[START Supplied information]

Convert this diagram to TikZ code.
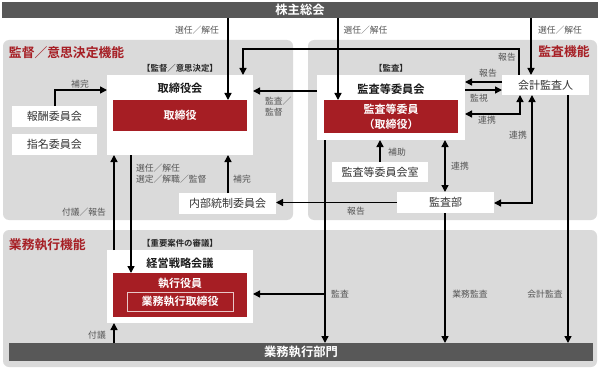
\documentclass[tikz,border=0pt]{standalone}
\usepackage{fontspec}
\setmainfont{Noto Sans CJK JP}[BoldFont={Noto Sans CJK JP Bold}]
\usepackage{tikz}
\usetikzlibrary{arrows.meta,positioning}
\definecolor{darkbar}{RGB}{88,88,88}
\definecolor{panelgray}{RGB}{218,218,218}
\definecolor{boardred}{RGB}{166,30,36}
\definecolor{labelgray}{RGB}{85,85,85}
\colorlet{accent}{boardred}

\begin{document}
\begin{tikzpicture}[x=1pt, y=-1pt,
  every node/.style={inner sep=0pt, outer sep=0pt},
  panel/.style={fill=panelgray, rounded corners=6pt},
  bar/.style={fill=darkbar, text=white, font=\fontsize{12.3}{14}\bfseries},
  wbox/.style={fill=white, text=black!80, font=\fontsize{11}{13}\selectfont},
  rbox/.style={fill=accent, text=white, font=\fontsize{11}{15}\bfseries, align=center},
  ttl/.style={font=\fontsize{11.2}{13}\bfseries, text=black!90},
  func/.style={font=\fontsize{12.8}{14}\bfseries, text=accent},
  tag/.style={font=\fontsize{8.4}{10}\bfseries, text=black!85},
  lbl/.style={font=\fontsize{8.8}{11.5}\selectfont, text=labelgray, align=left},
  arr/.style={line width=1.4pt, -{Triangle[length=7pt,width=7pt]}},
  darr/.style={line width=1.4pt, {Triangle[length=7pt,width=7pt]}-{Triangle[length=7pt,width=7pt]}}]
  \useasboundingbox (0,0) rectangle (600,369);
  \fill[panel] (3,40) rectangle (293,220); \fill[panel] (308,40) rectangle (597,220);
  \fill[panel] (3,230) rectangle (597,367);

  \node[bar, minimum width=596pt, minimum height=16pt] (topbar) at (300,10) {株主総会};
  \node[bar, minimum width=584pt, minimum height=18pt] (opbar) at (301,352) {業務執行部門};

  \node[func, anchor=west] (fsup) at (9,53) {監督／意思決定機能};
  \node[func] (faud) at (564,52) {監査機能};
  \node[func, anchor=west] (fexe) at (9,245) {業務執行機能};

  \node[tag] (tsup) at (180,68) {【監督／意思決定】};
  \node[tag] (taud) at (391,68) {【監査】};
  \node[tag] (texe) at (180,243) {【重要案件の審議】};

  \node[wbox, minimum width=146pt, minimum height=80pt] (bod) at (180,115) {};
  \node[ttl] (bodt) at (180,88) {取締役会};
  \node[rbox, minimum width=134pt, minimum height=31pt] (dir) at (180,115.5) {取締役};
  \node[wbox, minimum width=85pt, minimum height=21pt] (comp) at (54.5,116.5) {報酬委員会};
  \node[wbox, minimum width=85pt, minimum height=21pt] (nomi) at (54.5,144.5) {指名委員会};
  \node[wbox, minimum width=97pt, minimum height=21pt] (icc) at (227.5,203.5) {内部統制委員会};

  \node[wbox, minimum width=148pt, minimum height=65pt] (acb) at (391,107.5) {};
  \node[ttl] (acbt) at (391,89) {監査等委員会};
  \node[rbox, minimum width=134pt, minimum height=33pt] (acm) at (391,116.5) {監査等委員\\（取締役）};
  \node[wbox, minimum width=87pt, minimum height=20pt] (ext) at (545.5,85) {会計監査人};
  \node[wbox, minimum width=96pt, minimum height=20pt] (acs) at (380,172) {監査等委員会室};
  \node[wbox, minimum width=97pt, minimum height=21pt] (iad) at (445.5,202.5) {監査部};

  \node[wbox, minimum width=146pt, minimum height=73pt] (msc) at (180,286.5) {};
  \node[ttl] (msct) at (180,263) {経営戦略会議};
  \node[rbox, minimum width=134pt, minimum height=44pt] (exo) at (180,295) {};
  \node[rbox] (exot) at (180,283) {執行役員};
  \node[rbox, draw=white!75!accent, line width=0.8pt, minimum width=106pt, minimum height=19pt] (exd) at (180,301.5) {業務執行取締役};

  \draw[arr] (topbar.south -| 228,0) -- (dir.north -| 228,0);
  \draw[arr] (topbar.south -| 338,0) -- (acm.north -| 338,0);
  \draw[arr] (topbar.south -| 531,0) -- (ext.north -| 531,0);
  \draw[arr] (ext.north -| 519,0) -- ++(0,-26) -| (bod.north -| 243,0);
  \draw[arr] (acb.west |- 0,91) -- (bod.east |- 0,91);
  \draw[arr] (comp.north -| 55,0) |- (bod.west |- 0,90);
  \draw[arr] (ext.west |- 0,82) -- (acb.east |- 0,82);
  \draw[arr] (acb.east |- 0,90) -- (ext.west |- 0,90);
  \draw[darr] (acb.east |- 0,114) -| (ext.south -| 520,0);
  \draw[darr] (iad.east |- 0,203) -| (ext.south -| 532,0);
  \draw[arr] (ext.south -| 568,0) -- (opbar.north -| 568,0);
  \draw[arr] (acs.north) -- (acb.south -| acs.north);
  \draw[darr] (iad.north -| 445,0) -- (acb.south -| 445,0);
  \draw[arr] (iad.west) -- (icc.east |- iad.west);
  \draw[arr] (iad.south -| 445,0) -- (opbar.north -| 445,0);
  \draw[arr] (acb.south -| 325,0) -- (opbar.north -| 325,0);
  \coordinate (audj) at (325,294);
  \draw[arr] (audj) -- (msc.east |- audj);
  \draw[arr] (icc.north -| 228,0) -- (bod.south -| 228,0);
  \draw[arr] (bod.south -| 131,0) -- (exo.north -| 131,0);
  \draw[arr] (msc.north -| 114,0) -- (bod.south -| 114,0);
  \draw[arr] (opbar.north -| 114,0) -- (msc.south -| 114,0);

  \node[lbl] (lsel1) at (197,30) {選任／解任};
  \node[lbl] (lsel2) at (365.5,30) {選任／解任};
  \node[lbl] (lsel3) at (560,30) {選任／解任};
  \node[lbl] (lrep1) at (507,57) {報告};
  \node[lbl, anchor=west] (lsup) at (265,106.5) {監査／\\監督};
  \node[lbl] (lhok1) at (80,84) {補完};
  \node[lbl] (lrep2) at (488,73) {報告};
  \node[lbl] (lmon) at (479,98) {監視};
  \node[lbl] (lcop1) at (487,120) {連携};
  \node[lbl] (lcop2) at (518,135) {連携};
  \node[lbl] (lcop3) at (460,166) {連携};
  \node[lbl] (lassi) at (397,152) {補助};
  \node[lbl] (lrep3) at (356,211) {報告};
  \node[lbl] (laud) at (340,294) {監査};
  \node[lbl] (lbiz) at (470,294) {業務監査};
  \node[lbl] (lacc) at (545,294) {会計監査};
  \node[lbl] (lhok2) at (242,179) {補完};
  \node[lbl, anchor=west] (lsel4) at (136,173.5) {選任／解任\\選定／解職／監督};
  \node[lbl] (lfug1) at (84,212) {付議／報告};
  \node[lbl] (lfug2) at (97,335) {付議};
\end{tikzpicture}
\end{document}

[END Supplied information]

**Job:**
From start to finish, output the listing exactly, but omit its pictures.

**Written solution:**
Convert this diagram to TikZ code.
\documentclass[tikz,border=0pt]{standalone}
\usepackage{fontspec}
\setmainfont{Noto Sans CJK JP}[BoldFont={Noto Sans CJK JP Bold}]
\usepackage{tikz}
\usetikzlibrary{arrows.meta,positioning}
\definecolor{darkbar}{RGB}{88,88,88}
\definecolor{panelgray}{RGB}{218,218,218}
\definecolor{boardred}{RGB}{166,30,36}
\definecolor{labelgray}{RGB}{85,85,85}
\colorlet{accent}{boardred}

\begin{document}
\begin{tikzpicture}[x=1pt, y=-1pt,
  every node/.style={inner sep=0pt, outer sep=0pt},
  panel/.style={fill=panelgray, rounded corners=6pt},
  bar/.style={fill=darkbar, text=white, font=\fontsize{12.3}{14}\bfseries},
  wbox/.style={fill=white, text=black!80, font=\fontsize{11}{13}\selectfont},
  rbox/.style={fill=accent, text=white, font=\fontsize{11}{15}\bfseries, align=center},
  ttl/.style={font=\fontsize{11.2}{13}\bfseries, text=black!90},
  func/.style={font=\fontsize{12.8}{14}\bfseries, text=accent},
  tag/.style={font=\fontsize{8.4}{10}\bfseries, text=black!85},
  lbl/.style={font=\fontsize{8.8}{11.5}\selectfont, text=labelgray, align=left},
  arr/.style={line width=1.4pt, -{Triangle[length=7pt,width=7pt]}},
  darr/.style={line width=1.4pt, {Triangle[length=7pt,width=7pt]}-{Triangle[length=7pt,width=7pt]}}]
  \useasboundingbox (0,0) rectangle (600,369);
  \fill[panel] (3,40) rectangle (293,220); \fill[panel] (308,40) rectangle (597,220);
  \fill[panel] (3,230) rectangle (597,367);

  \node[bar, minimum width=596pt, minimum height=16pt] (topbar) at (300,10) {株主総会};
  \node[bar, minimum width=584pt, minimum height=18pt] (opbar) at (301,352) {業務執行部門};

  \node[func, anchor=west] (fsup) at (9,53) {監督／意思決定機能};
  \node[func] (faud) at (564,52) {監査機能};
  \node[func, anchor=west] (fexe) at (9,245) {業務執行機能};

  \node[tag] (tsup) at (180,68) {【監督／意思決定】};
  \node[tag] (taud) at (391,68) {【監査】};
  \node[tag] (texe) at (180,243) {【重要案件の審議】};

  \node[wbox, minimum width=146pt, minimum height=80pt] (bod) at (180,115) {};
  \node[ttl] (bodt) at (180,88) {取締役会};
  \node[rbox, minimum width=134pt, minimum height=31pt] (dir) at (180,115.5) {取締役};
  \node[wbox, minimum width=85pt, minimum height=21pt] (comp) at (54.5,116.5) {報酬委員会};
  \node[wbox, minimum width=85pt, minimum height=21pt] (nomi) at (54.5,144.5) {指名委員会};
  \node[wbox, minimum width=97pt, minimum height=21pt] (icc) at (227.5,203.5) {内部統制委員会};

  \node[wbox, minimum width=148pt, minimum height=65pt] (acb) at (391,107.5) {};
  \node[ttl] (acbt) at (391,89) {監査等委員会};
  \node[rbox, minimum width=134pt, minimum height=33pt] (acm) at (391,116.5) {監査等委員\\（取締役）};
  \node[wbox, minimum width=87pt, minimum height=20pt] (ext) at (545.5,85) {会計監査人};
  \node[wbox, minimum width=96pt, minimum height=20pt] (acs) at (380,172) {監査等委員会室};
  \node[wbox, minimum width=97pt, minimum height=21pt] (iad) at (445.5,202.5) {監査部};

  \node[wbox, minimum width=146pt, minimum height=73pt] (msc) at (180,286.5) {};
  \node[ttl] (msct) at (180,263) {経営戦略会議};
  \node[rbox, minimum width=134pt, minimum height=44pt] (exo) at (180,295) {};
  \node[rbox] (exot) at (180,283) {執行役員};
  \node[rbox, draw=white!75!accent, line width=0.8pt, minimum width=106pt, minimum height=19pt] (exd) at (180,301.5) {業務執行取締役};

  \draw[arr] (topbar.south -| 228,0) -- (dir.north -| 228,0);
  \draw[arr] (topbar.south -| 338,0) -- (acm.north -| 338,0);
  \draw[arr] (topbar.south -| 531,0) -- (ext.north -| 531,0);
  \draw[arr] (ext.north -| 519,0) -- ++(0,-26) -| (bod.north -| 243,0);
  \draw[arr] (acb.west |- 0,91) -- (bod.east |- 0,91);
  \draw[arr] (comp.north -| 55,0) |- (bod.west |- 0,90);
  \draw[arr] (ext.west |- 0,82) -- (acb.east |- 0,82);
  \draw[arr] (acb.east |- 0,90) -- (ext.west |- 0,90);
  \draw[darr] (acb.east |- 0,114) -| (ext.south -| 520,0);
  \draw[darr] (iad.east |- 0,203) -| (ext.south -| 532,0);
  \draw[arr] (ext.south -| 568,0) -- (opbar.north -| 568,0);
  \draw[arr] (acs.north) -- (acb.south -| acs.north);
  \draw[darr] (iad.north -| 445,0) -- (acb.south -| 445,0);
  \draw[arr] (iad.west) -- (icc.east |- iad.west);
  \draw[arr] (iad.south -| 445,0) -- (opbar.north -| 445,0);
  \draw[arr] (acb.south -| 325,0) -- (opbar.north -| 325,0);
  \coordinate (audj) at (325,294);
  \draw[arr] (audj) -- (msc.east |- audj);
  \draw[arr] (icc.north -| 228,0) -- (bod.south -| 228,0);
  \draw[arr] (bod.south -| 131,0) -- (exo.north -| 131,0);
  \draw[arr] (msc.north -| 114,0) -- (bod.south -| 114,0);
  \draw[arr] (opbar.north -| 114,0) -- (msc.south -| 114,0);

  \node[lbl] (lsel1) at (197,30) {選任／解任};
  \node[lbl] (lsel2) at (365.5,30) {選任／解任};
  \node[lbl] (lsel3) at (560,30) {選任／解任};
  \node[lbl] (lrep1) at (507,57) {報告};
  \node[lbl, anchor=west] (lsup) at (265,106.5) {監査／\\監督};
  \node[lbl] (lhok1) at (80,84) {補完};
  \node[lbl] (lrep2) at (488,73) {報告};
  \node[lbl] (lmon) at (479,98) {監視};
  \node[lbl] (lcop1) at (487,120) {連携};
  \node[lbl] (lcop2) at (518,135) {連携};
  \node[lbl] (lcop3) at (460,166) {連携};
  \node[lbl] (lassi) at (397,152) {補助};
  \node[lbl] (lrep3) at (356,211) {報告};
  \node[lbl] (laud) at (340,294) {監査};
  \node[lbl] (lbiz) at (470,294) {業務監査};
  \node[lbl] (lacc) at (545,294) {会計監査};
  \node[lbl] (lhok2) at (242,179) {補完};
  \node[lbl, anchor=west] (lsel4) at (136,173.5) {選任／解任\\選定／解職／監督};
  \node[lbl] (lfug1) at (84,212) {付議／報告};
  \node[lbl] (lfug2) at (97,335) {付議};
\end{tikzpicture}
\end{document}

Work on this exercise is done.